## [EXERCISE DIRECTIONS]
Each line that follows should be printed again exactly as it stands.

BEGIN PROVIDED MATERIAL

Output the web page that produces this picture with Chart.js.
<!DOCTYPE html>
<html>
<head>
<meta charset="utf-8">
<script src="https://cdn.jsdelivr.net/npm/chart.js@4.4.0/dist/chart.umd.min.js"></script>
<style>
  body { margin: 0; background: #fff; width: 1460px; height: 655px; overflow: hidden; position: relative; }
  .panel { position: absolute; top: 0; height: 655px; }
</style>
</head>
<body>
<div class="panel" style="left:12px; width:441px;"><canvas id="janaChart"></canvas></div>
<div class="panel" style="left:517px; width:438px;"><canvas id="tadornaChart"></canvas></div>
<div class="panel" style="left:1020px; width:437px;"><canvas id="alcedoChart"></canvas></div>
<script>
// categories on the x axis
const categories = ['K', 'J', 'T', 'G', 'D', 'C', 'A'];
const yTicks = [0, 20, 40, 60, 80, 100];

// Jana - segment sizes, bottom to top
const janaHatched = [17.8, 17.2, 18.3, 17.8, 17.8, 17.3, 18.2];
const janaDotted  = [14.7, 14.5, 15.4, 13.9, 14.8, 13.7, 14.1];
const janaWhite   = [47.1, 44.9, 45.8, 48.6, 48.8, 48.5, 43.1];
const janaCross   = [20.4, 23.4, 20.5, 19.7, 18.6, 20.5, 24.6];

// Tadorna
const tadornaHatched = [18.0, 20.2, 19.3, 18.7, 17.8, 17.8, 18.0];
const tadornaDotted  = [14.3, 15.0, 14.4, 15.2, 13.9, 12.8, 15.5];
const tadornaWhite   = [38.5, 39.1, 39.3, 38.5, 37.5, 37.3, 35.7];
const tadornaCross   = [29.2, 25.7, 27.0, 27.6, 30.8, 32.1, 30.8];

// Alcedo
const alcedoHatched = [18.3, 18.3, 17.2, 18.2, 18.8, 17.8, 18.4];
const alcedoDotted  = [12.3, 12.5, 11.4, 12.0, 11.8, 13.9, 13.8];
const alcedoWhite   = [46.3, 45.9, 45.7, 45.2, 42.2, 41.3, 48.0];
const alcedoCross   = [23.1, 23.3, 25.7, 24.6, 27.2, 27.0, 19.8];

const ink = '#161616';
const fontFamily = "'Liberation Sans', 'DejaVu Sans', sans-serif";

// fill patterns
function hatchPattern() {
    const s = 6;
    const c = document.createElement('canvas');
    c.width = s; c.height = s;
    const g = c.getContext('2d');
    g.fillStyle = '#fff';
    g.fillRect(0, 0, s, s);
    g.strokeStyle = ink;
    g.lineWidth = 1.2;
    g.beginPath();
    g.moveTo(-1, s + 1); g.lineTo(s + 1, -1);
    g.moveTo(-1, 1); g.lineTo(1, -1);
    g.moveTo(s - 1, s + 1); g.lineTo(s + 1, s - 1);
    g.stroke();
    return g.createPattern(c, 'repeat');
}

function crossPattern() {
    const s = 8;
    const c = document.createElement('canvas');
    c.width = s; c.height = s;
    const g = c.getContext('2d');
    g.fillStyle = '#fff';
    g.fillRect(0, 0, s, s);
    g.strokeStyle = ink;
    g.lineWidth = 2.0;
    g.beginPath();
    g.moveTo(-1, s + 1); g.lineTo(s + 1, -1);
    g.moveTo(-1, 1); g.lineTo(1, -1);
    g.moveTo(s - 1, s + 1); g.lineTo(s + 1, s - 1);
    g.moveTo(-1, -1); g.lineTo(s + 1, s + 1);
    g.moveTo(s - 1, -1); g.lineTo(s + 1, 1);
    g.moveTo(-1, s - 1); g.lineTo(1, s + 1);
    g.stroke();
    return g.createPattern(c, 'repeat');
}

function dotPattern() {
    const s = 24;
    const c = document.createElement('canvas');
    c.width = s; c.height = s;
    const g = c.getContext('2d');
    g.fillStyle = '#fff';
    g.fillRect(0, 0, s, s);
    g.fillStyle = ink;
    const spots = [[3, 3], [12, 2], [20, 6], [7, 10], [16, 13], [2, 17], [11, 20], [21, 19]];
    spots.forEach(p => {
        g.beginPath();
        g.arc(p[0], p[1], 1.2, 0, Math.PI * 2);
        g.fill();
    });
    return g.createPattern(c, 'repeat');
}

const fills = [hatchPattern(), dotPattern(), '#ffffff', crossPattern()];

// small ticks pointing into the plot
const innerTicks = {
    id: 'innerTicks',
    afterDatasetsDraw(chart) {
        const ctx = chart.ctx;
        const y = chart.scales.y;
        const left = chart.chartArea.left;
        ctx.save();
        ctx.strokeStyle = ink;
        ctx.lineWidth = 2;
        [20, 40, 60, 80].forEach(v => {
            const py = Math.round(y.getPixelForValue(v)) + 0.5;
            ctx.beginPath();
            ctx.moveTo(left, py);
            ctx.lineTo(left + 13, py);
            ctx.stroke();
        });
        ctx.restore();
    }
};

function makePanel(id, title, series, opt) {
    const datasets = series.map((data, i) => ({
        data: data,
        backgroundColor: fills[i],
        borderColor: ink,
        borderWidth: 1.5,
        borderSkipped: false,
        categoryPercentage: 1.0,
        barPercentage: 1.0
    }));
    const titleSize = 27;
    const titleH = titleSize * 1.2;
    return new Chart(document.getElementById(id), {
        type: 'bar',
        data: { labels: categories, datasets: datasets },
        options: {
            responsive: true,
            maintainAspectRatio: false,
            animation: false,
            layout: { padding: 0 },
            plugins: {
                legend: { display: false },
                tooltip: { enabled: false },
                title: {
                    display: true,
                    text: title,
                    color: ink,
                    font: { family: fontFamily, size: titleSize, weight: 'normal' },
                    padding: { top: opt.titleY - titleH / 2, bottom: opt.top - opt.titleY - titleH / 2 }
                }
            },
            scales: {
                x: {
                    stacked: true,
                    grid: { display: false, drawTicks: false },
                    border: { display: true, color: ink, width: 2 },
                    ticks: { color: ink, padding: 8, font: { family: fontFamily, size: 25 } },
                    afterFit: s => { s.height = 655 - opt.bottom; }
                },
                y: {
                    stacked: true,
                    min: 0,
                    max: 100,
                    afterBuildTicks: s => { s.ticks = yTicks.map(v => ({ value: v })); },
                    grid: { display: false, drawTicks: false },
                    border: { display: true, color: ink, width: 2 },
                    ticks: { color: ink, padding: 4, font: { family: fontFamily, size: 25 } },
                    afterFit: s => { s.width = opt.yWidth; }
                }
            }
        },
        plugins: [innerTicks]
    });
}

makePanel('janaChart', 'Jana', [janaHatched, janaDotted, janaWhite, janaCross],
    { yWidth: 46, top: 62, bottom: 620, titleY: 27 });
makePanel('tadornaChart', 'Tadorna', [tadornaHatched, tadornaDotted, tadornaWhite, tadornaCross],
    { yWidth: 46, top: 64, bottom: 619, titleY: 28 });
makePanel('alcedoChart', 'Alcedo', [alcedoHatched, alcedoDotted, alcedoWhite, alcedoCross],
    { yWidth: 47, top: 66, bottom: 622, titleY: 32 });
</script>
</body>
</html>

END PROVIDED MATERIAL

## [TASK RESPONSE]
Output the web page that produces this picture with Chart.js.
<!DOCTYPE html>
<html>
<head>
<meta charset="utf-8">
<script src="https://cdn.jsdelivr.net/npm/chart.js@4.4.0/dist/chart.umd.min.js"></script>
<style>
  body { margin: 0; background: #fff; width: 1460px; height: 655px; overflow: hidden; position: relative; }
  .panel { position: absolute; top: 0; height: 655px; }
</style>
</head>
<body>
<div class="panel" style="left:12px; width:441px;"><canvas id="janaChart"></canvas></div>
<div class="panel" style="left:517px; width:438px;"><canvas id="tadornaChart"></canvas></div>
<div class="panel" style="left:1020px; width:437px;"><canvas id="alcedoChart"></canvas></div>
<script>
// categories on the x axis
const categories = ['K', 'J', 'T', 'G', 'D', 'C', 'A'];
const yTicks = [0, 20, 40, 60, 80, 100];

// Jana - segment sizes, bottom to top
const janaHatched = [17.8, 17.2, 18.3, 17.8, 17.8, 17.3, 18.2];
const janaDotted  = [14.7, 14.5, 15.4, 13.9, 14.8, 13.7, 14.1];
const janaWhite   = [47.1, 44.9, 45.8, 48.6, 48.8, 48.5, 43.1];
const janaCross   = [20.4, 23.4, 20.5, 19.7, 18.6, 20.5, 24.6];

// Tadorna
const tadornaHatched = [18.0, 20.2, 19.3, 18.7, 17.8, 17.8, 18.0];
const tadornaDotted  = [14.3, 15.0, 14.4, 15.2, 13.9, 12.8, 15.5];
const tadornaWhite   = [38.5, 39.1, 39.3, 38.5, 37.5, 37.3, 35.7];
const tadornaCross   = [29.2, 25.7, 27.0, 27.6, 30.8, 32.1, 30.8];

// Alcedo
const alcedoHatched = [18.3, 18.3, 17.2, 18.2, 18.8, 17.8, 18.4];
const alcedoDotted  = [12.3, 12.5, 11.4, 12.0, 11.8, 13.9, 13.8];
const alcedoWhite   = [46.3, 45.9, 45.7, 45.2, 42.2, 41.3, 48.0];
const alcedoCross   = [23.1, 23.3, 25.7, 24.6, 27.2, 27.0, 19.8];

const ink = '#161616';
const fontFamily = "'Liberation Sans', 'DejaVu Sans', sans-serif";

// fill patterns
function hatchPattern() {
    const s = 6;
    const c = document.createElement('canvas');
    c.width = s; c.height = s;
    const g = c.getContext('2d');
    g.fillStyle = '#fff';
    g.fillRect(0, 0, s, s);
    g.strokeStyle = ink;
    g.lineWidth = 1.2;
    g.beginPath();
    g.moveTo(-1, s + 1); g.lineTo(s + 1, -1);
    g.moveTo(-1, 1); g.lineTo(1, -1);
    g.moveTo(s - 1, s + 1); g.lineTo(s + 1, s - 1);
    g.stroke();
    return g.createPattern(c, 'repeat');
}

function crossPattern() {
    const s = 8;
    const c = document.createElement('canvas');
    c.width = s; c.height = s;
    const g = c.getContext('2d');
    g.fillStyle = '#fff';
    g.fillRect(0, 0, s, s);
    g.strokeStyle = ink;
    g.lineWidth = 2.0;
    g.beginPath();
    g.moveTo(-1, s + 1); g.lineTo(s + 1, -1);
    g.moveTo(-1, 1); g.lineTo(1, -1);
    g.moveTo(s - 1, s + 1); g.lineTo(s + 1, s - 1);
    g.moveTo(-1, -1); g.lineTo(s + 1, s + 1);
    g.moveTo(s - 1, -1); g.lineTo(s + 1, 1);
    g.moveTo(-1, s - 1); g.lineTo(1, s + 1);
    g.stroke();
    return g.createPattern(c, 'repeat');
}

function dotPattern() {
    const s = 24;
    const c = document.createElement('canvas');
    c.width = s; c.height = s;
    const g = c.getContext('2d');
    g.fillStyle = '#fff';
    g.fillRect(0, 0, s, s);
    g.fillStyle = ink;
    const spots = [[3, 3], [12, 2], [20, 6], [7, 10], [16, 13], [2, 17], [11, 20], [21, 19]];
    spots.forEach(p => {
        g.beginPath();
        g.arc(p[0], p[1], 1.2, 0, Math.PI * 2);
        g.fill();
    });
    return g.createPattern(c, 'repeat');
}

const fills = [hatchPattern(), dotPattern(), '#ffffff', crossPattern()];

// small ticks pointing into the plot
const innerTicks = {
    id: 'innerTicks',
    afterDatasetsDraw(chart) {
        const ctx = chart.ctx;
        const y = chart.scales.y;
        const left = chart.chartArea.left;
        ctx.save();
        ctx.strokeStyle = ink;
        ctx.lineWidth = 2;
        [20, 40, 60, 80].forEach(v => {
            const py = Math.round(y.getPixelForValue(v)) + 0.5;
            ctx.beginPath();
            ctx.moveTo(left, py);
            ctx.lineTo(left + 13, py);
            ctx.stroke();
        });
        ctx.restore();
    }
};

function makePanel(id, title, series, opt) {
    const datasets = series.map((data, i) => ({
        data: data,
        backgroundColor: fills[i],
        borderColor: ink,
        borderWidth: 1.5,
        borderSkipped: false,
        categoryPercentage: 1.0,
        barPercentage: 1.0
    }));
    const titleSize = 27;
    const titleH = titleSize * 1.2;
    return new Chart(document.getElementById(id), {
        type: 'bar',
        data: { labels: categories, datasets: datasets },
        options: {
            responsive: true,
            maintainAspectRatio: false,
            animation: false,
            layout: { padding: 0 },
            plugins: {
                legend: { display: false },
                tooltip: { enabled: false },
                title: {
                    display: true,
                    text: title,
                    color: ink,
                    font: { family: fontFamily, size: titleSize, weight: 'normal' },
                    padding: { top: opt.titleY - titleH / 2, bottom: opt.top - opt.titleY - titleH / 2 }
                }
            },
            scales: {
                x: {
                    stacked: true,
                    grid: { display: false, drawTicks: false },
                    border: { display: true, color: ink, width: 2 },
                    ticks: { color: ink, padding: 8, font: { family: fontFamily, size: 25 } },
                    afterFit: s => { s.height = 655 - opt.bottom; }
                },
                y: {
                    stacked: true,
                    min: 0,
                    max: 100,
                    afterBuildTicks: s => { s.ticks = yTicks.map(v => ({ value: v })); },
                    grid: { display: false, drawTicks: false },
                    border: { display: true, color: ink, width: 2 },
                    ticks: { color: ink, padding: 4, font: { family: fontFamily, size: 25 } },
                    afterFit: s => { s.width = opt.yWidth; }
                }
            }
        },
        plugins: [innerTicks]
    });
}

makePanel('janaChart', 'Jana', [janaHatched, janaDotted, janaWhite, janaCross],
    { yWidth: 46, top: 62, bottom: 620, titleY: 27 });
makePanel('tadornaChart', 'Tadorna', [tadornaHatched, tadornaDotted, tadornaWhite, tadornaCross],
    { yWidth: 46, top: 64, bottom: 619, titleY: 28 });
makePanel('alcedoChart', 'Alcedo', [alcedoHatched, alcedoDotted, alcedoWhite, alcedoCross],
    { yWidth: 47, top: 66, bottom: 622, titleY: 32 });
</script>
</body>
</html>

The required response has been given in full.